Tognetti studied at the Sydney Conservatorium of Music with Alice Waten and undertook post-graduate study at the Berne Conservatory with Igor Ozim, where he was awarded the Tschumi prize in 1989. On his return to Australia later that year the Board of the Australian Chamber Orchestra made him artistic director and lead violinist - at only 25 years of age. Under Tognetti's 17 years of leadership the orchestra has earned a reputation as one of the leading chamber orchestras in the world. The Times has gone so far as to say "This group must be the best chamber orchestra on earth".
Tognetti is an extremely versatile violinist, performing on period, modern and electric instruments. For example with Australian rock musician Iva Davies, he co-wrote and performed on 31 December 1999 for an international millennium broadcast The Ghost of Time on electric violin, with the Sydney Symphony Orchestra. He has also performed with a number of different musicians from different genres. His musical abilities extend to his abilities to arrange music for different ensemble types. He has arranged the music of composers like Janáček, Szymanowski, Paganini, Beethoven, Ravel and Satie, greatly expanding the chamber orchestra repertoire. He also conducts opera, making his debut in the 2001 Sydney Festival, conducting Mozart’s Mitridate, rè di Ponto.
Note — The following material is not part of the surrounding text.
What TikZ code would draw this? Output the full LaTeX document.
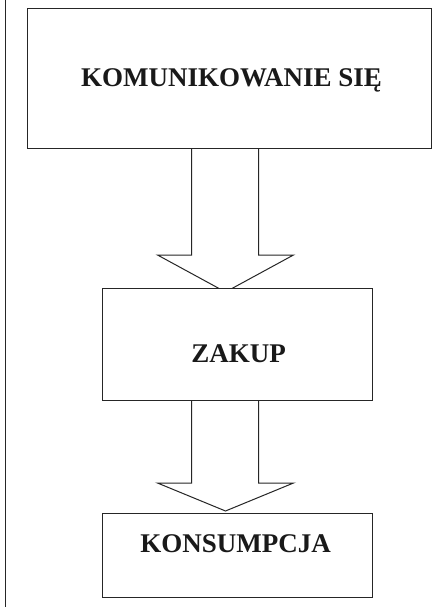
\documentclass[tikz,border=0pt]{standalone}
\usepackage{fontspec}
\setmainfont{Liberation Serif}
\pgfdeclarelayer{background}
\pgfsetlayers{background,main}
\begin{document}
\begin{tikzpicture}[x=1pt,y=-1pt,
  box/.style={draw=black!85,line width=1pt,fill=white,inner sep=0pt},
  lbl/.style={font=\fontsize{27}{30}\selectfont\bfseries,text=black!90,inner sep=0pt},
  blockarrow/.style={draw=black!85,line width=1pt,fill=white,line join=miter}]
\clip (0,0) rectangle (432,609);
\useasboundingbox (0,0) rectangle (432,609);
% left margin line
\coordinate (lt) at (5,0);
\coordinate (lb) at (5,607);
\draw[line width=1pt,black!85] (lt) -- (lb);
% boxes
\node[box,minimum width=404pt,minimum height=140pt,anchor=north west] (kom) at (27,8) {};
\node[lbl] (komt) at ([xshift=2pt,yshift=-2pt]kom.center) {KOMUNIKOWANIE SIĘ};
\node[box,minimum width=270pt,minimum height=112pt,anchor=north west] (zak) at (102,288) {};
\node[lbl] (zakt) at ([xshift=1pt,yshift=-9pt]zak.center) {ZAKUP};
\node[box,minimum width=270pt,minimum height=84pt,anchor=north west] (kon) at (102,513) {};
\node[lbl] (kont) at ([xshift=-2pt,yshift=12pt]kon.center) {KONSUMPCJA};
\begin{pgfonlayer}{background}
% arrow 1
\draw[blockarrow] ([xshift=-38pt]kom.south) -- ([xshift=-46pt,yshift=33pt]zak.north)
  -- ([xshift=-80pt,yshift=33pt]zak.north) -- ([xshift=-12pt,yshift=-4pt]zak.north)
  -- ([xshift=56pt,yshift=33pt]zak.north) -- ([xshift=21pt,yshift=33pt]zak.north)
  -- ([xshift=29pt]kom.south);
% arrow 2
\draw[blockarrow] ([xshift=-46pt]zak.south) -- ([xshift=-46pt,yshift=30pt]kon.north)
  -- ([xshift=-80pt,yshift=30pt]kon.north) -- ([xshift=-12pt,yshift=2pt]kon.north)
  -- ([xshift=56pt,yshift=30pt]kon.north) -- ([xshift=21pt,yshift=30pt]kon.north)
  -- ([xshift=21pt]zak.south);
\end{pgfonlayer}
\end{tikzpicture}
\end{document}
Tognetti maintains a busy schedule both in Australia and globally with the Australian Chamber Orchestra, as well as with other groups. He has played at events like the Salzburg Festival, as well as local events such as the Huntington Festival, of which he is artistic director.
He is heavily involved in the making of recordings, performing as soloist in the concerti of Beethoven, Mozart, Dvořák and the Australian premiere of the Ligeti concerto. He has also lead the Australian Chamber Orchestra in critically acclaimed recordings of works such as the Beethoven piano concertos with Stephen Kovacevich, the Bach keyboard concertos with Angela Hewitt and the ground-breaking 2000 collaboration with rock singer Peter Garrett and cartoonist/philosopher Michael Leunig resulting in the release of a recording of Camille Saint-Saëns' The Carnival of the Animals accompanying a book of Leunig’s text and illustrations. He has also strongly supported Australian composers such as Peter Sculthorpe.
He has recently completed recordings of all of Bach's works for violin, including the concerti with the ACO, the accompanied sonatas and the solo sonatas and partitas, for which he was awarded the 2006 Fine Arts ARIA for Best Classical Album.
Amidst his ever more varied activities have been an appearance at the Opening Ceremony of the Rugby World Cup 2003 with James Crabb and work on Peter Weir’s 2003 film Master and Commander – as composer, soundtrack soloist and violin tutor to Russell Crowe.
In 2007, the ACO received from an anonymous donor the 1743 "Carrodus" violin, made by Giuseppe Guarneri del Gesù. This instrument is claimed to be one of the finest in existence (although in fact it has not even been played for over 50 years) and was bought for approximately $10 million. It is currently played by Tognetti in the ACO.
Tognetti previously played a 1759 JB Guadagnini violin, using a combination of raw gut and steel strings. The violin was purchased by the Commonwealth Bank of Australia for its Fine Art collection and, since the arrival of the del Gesù instrument, is now played by the ACO's principal violin, Helena Rathbone. It has been lent to the ACO on a semi-permanent basis.
On July 8, 2007 a long concert called "All-Beethoven Marathon" was given at the Church of San Domenico, Gubbio (Italy) with Tognetti as Concertmaster/Conductor, including Angela Hewitt, Daniel Müller-Schott and the Trasimeno Festival Orchestra, described as a leading event in the history of Beethoven performing. Certainly with his brilliant and clever re-interpretations of the Classics he is helping nowadays to dissolve the boundaries between classical and contemporary music.
Tognetti was declared a National Living Treasure in 1999 and received an honorary Doctor of Music degree from the University of Sydney in 2005. In his acceptance speech when awarded the degree Tognetti likened his musical ability to the graceful batting style of former Sri Lankan cricketer Roshan Mahanama.